Slow arithmetic on views of sparse matrices


#1

I was profiling some code that was surprisingly slow, and it turned out that the source of the issue was a sum over a view into a large sparse matrix. Here is an MWE that recreates it:

d = sprand(Bool,10000,10000, 0.01)
e = view(d, rand(1:10000,5000), rand(1:10000,9000))

using BenchmarkTools
@benchmark sum($d, 1)
BenchmarkTools.Trial:
  memory estimate:  78.20 KiB
  allocs estimate:  2
  --------------
  minimum time:     421.354 μs (0.00% GC)
  median time:      450.828 μs (0.00% GC)
  mean time:        463.575 μs (0.00% GC)
  maximum time:     1.226 ms (0.00% GC)
  --------------
  samples:          10000
  evals/sample:     1


@benchmark sum($e, 1)
BenchmarkTools.Trial:
  memory estimate:  585.06 KiB
  allocs estimate:  51
  --------------
  minimum time:     3.286 s (0.00% GC)
  median time:      3.312 s (0.00% GC)
  mean time:        3.312 s (0.00% GC)
  maximum time:     3.339 s (0.00% GC)
  --------------
  samples:          2
  evals/sample:     1

That’s a slowdown by a factor of 7000.

Is this 1) expected behaviour and I’m best off not using views into sparse matrices?; 2) am I doing something wrong?; or 3) is it a bug?

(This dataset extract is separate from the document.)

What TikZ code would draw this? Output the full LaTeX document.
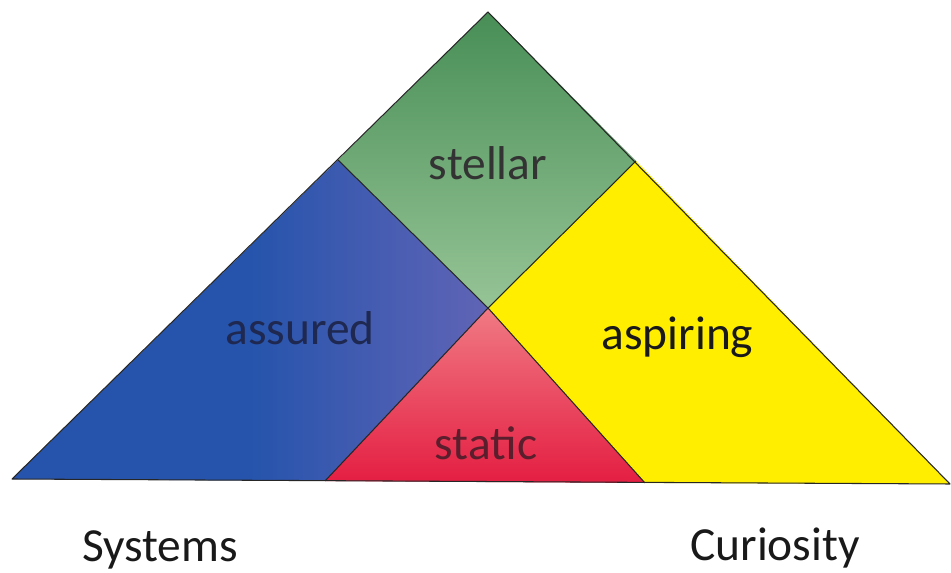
\documentclass[tikz,border=0pt]{standalone}
\usepackage{fontspec}
\setmainfont{Carlito}
\usetikzlibrary{calc}

\definecolor{stellargreen}{RGB}{72,142,86}
\definecolor{stellarlight}{RGB}{150,196,150}
\definecolor{assuredblue}{RGB}{38,84,172}
\definecolor{assuredlight}{RGB}{96,100,182}
\definecolor{aspiringyellow}{RGB}{255,238,0}
\definecolor{staticred}{RGB}{228,30,66}
\definecolor{staticpink}{RGB}{240,122,132}

\begin{document}
\begin{tikzpicture}[
  edge/.style={draw=black!85, line width=0.6pt, line join=round},
  lab/.style={font=\fontsize{27}{32}\selectfont, anchor=base, inner sep=0pt},
  axis/.style={font=\fontsize{27}{32}\selectfont, anchor=base, inner sep=0pt, text=black!90}]
\useasboundingbox (0,0) rectangle (19.02,11.46);
% corners of the big triangle and the inner points
\coordinate (top) at (9.76,11.22);
\coordinate (dl) at (6.76,8.26);
\coordinate (dr) at (12.72,8.24);
\coordinate (mid) at (9.76,5.30);
\coordinate (bl) at (0.24,1.88);
\coordinate (br) at (19.00,1.78);
\coordinate (sl) at (6.50,1.84);
\coordinate (sr) at (12.90,1.80);
% regions
\shade[top color=stellargreen, bottom color=stellarlight] (top) -- (dr) -- (mid) -- (dl) -- cycle;
\shade[left color=assuredblue, right color=assuredlight, middle color=assuredblue] (dl) -- (mid) -- (sl) -- (bl) -- cycle;
\fill[aspiringyellow] (dr) -- (br) -- (sr) -- (mid) -- cycle;
\shade[top color=staticpink, bottom color=staticred] (mid) -- (sr) -- (sl) -- cycle;
% outlines
\draw[edge] (top) -- (br) -- (bl) -- cycle;
\draw[edge] (dl) -- (mid) -- (sr);
\draw[edge] (dr) -- (mid) -- (sl);
% labels
\node[lab, text=black!80] (stellar) at (9.76,7.86) {stellar};
\node[lab, text={rgb,255:red,30;green,40;blue,80}] (assured) at (6.00,4.56) {assured};
\node[lab, text=black!90] (aspiring) at (13.55,4.46) {aspiring};
\node[lab, text={rgb,255:red,90;green,30;blue,45}] (static) at (9.72,2.26) {static};
\node[axis] (systems) at (3.20,0.22) {Systems};
\node[axis] (curiosity) at (15.50,0.24) {Curiosity};
\end{tikzpicture}
\end{document}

EDIT: f = view(d, :, :) has the same issue.

Thanks!


#2

I would think this is expected: The sum of a sparse CSC matrix is trivial: just sum the internal vector storing the values of non-zeros. Your sum of the view on the other hand, uses the generic sum function: sum(A::AbstractArray, region) at reducedim.jl:320. This will look up each index to sum it, which for a CSC sparse matrix is two pointer indirections, most of which will lead to “zero”. Thus 7000x slowdown seems about right. I suspect to make a specialized sum function specialized to random access sparse matrix will be hard and not much more efficient (although I might be wrong).


#3

Depending on what your real use case is, if you’re trying to sum elements only within some contiguous subrange of rows and columns, it wouldn’t be hard to write a specialized routine for SparseMatrixCSC storage. Views of sparse matrices are not well optimized since they fall back to generic operations which aren’t aware of the sparsity.


#4

So is the recommended approach to dispense with the view and just slice the matrix instead?


#5

Slicing would make a copy, which you don’t necessarily need. Depends how sensitive you are to the performance here vs how much special-purpose code you want to write for a particular operation.


#6

Yes, I realize it’ll make a copy, but in the end I think it’ll be a lot faster. Though, even though they are sparse 1e6 filled elements in the matrix is realistic for my use. I am sensitive to the performance though, the issue is that the elements are never contiguous in my actual use case. I think writing the specialized code is beyond me.


#7

Do any of you know where the specialized sum code for SparseMatrixCSC is located? I can’t seem to find it in Base.


#8

Probably calls into this? https://github.com/JuliaLang/julia/blob/4dbfe4b31deacc7cb586ff0093525724382c42c9/base/sparse/sparsematrix.jl#L1594


#9

@edit sum(sq) to look at the code, but essentially it boils down to sum(s.nzval). Anyway, have a look at the doc of nzrange for an example of an iteration over the non-zeros of a sparse matrix.


#10

If you use a matrix product instead of a view to compute the sum, it’ll be fast.

d = sprand(Bool,10000,10000, 0.01)
i = rand(1:10000,5000)
j = rand(1:10000,9000)
e = view(d, i, j)

s = sum(e,1)
t = (sparse(ones(Int,length(i)), i, ones(Int,length(i)),1,10000)*d)[j]
@assert s[:] == t

#11

That’s plain amazing :slight_smile:


#12

I’ve opened a feature request for the general functionality: https://github.com/JuliaLang/julia/issues/21796


#13

The real problem is one of iteration—you want to visit just the relevant entries in an arbitrary AbstractArray. https://github.com/timholy/ArrayIteration.jl might be a solution some day, but it needs some compiler improvements to be blazingly fast. (See https://github.com/JuliaLang/julia/issues/21796#issuecomment-300789568 for more information.)

It still might be worth playing with—in particular, it might be worth “finishing” (I haven’t had the time lately) and registering as a package, even if it’s not as fast as it could be someday. If anyone wants to join the fun, I’d be happy to help coach folks through anything that’s not clear.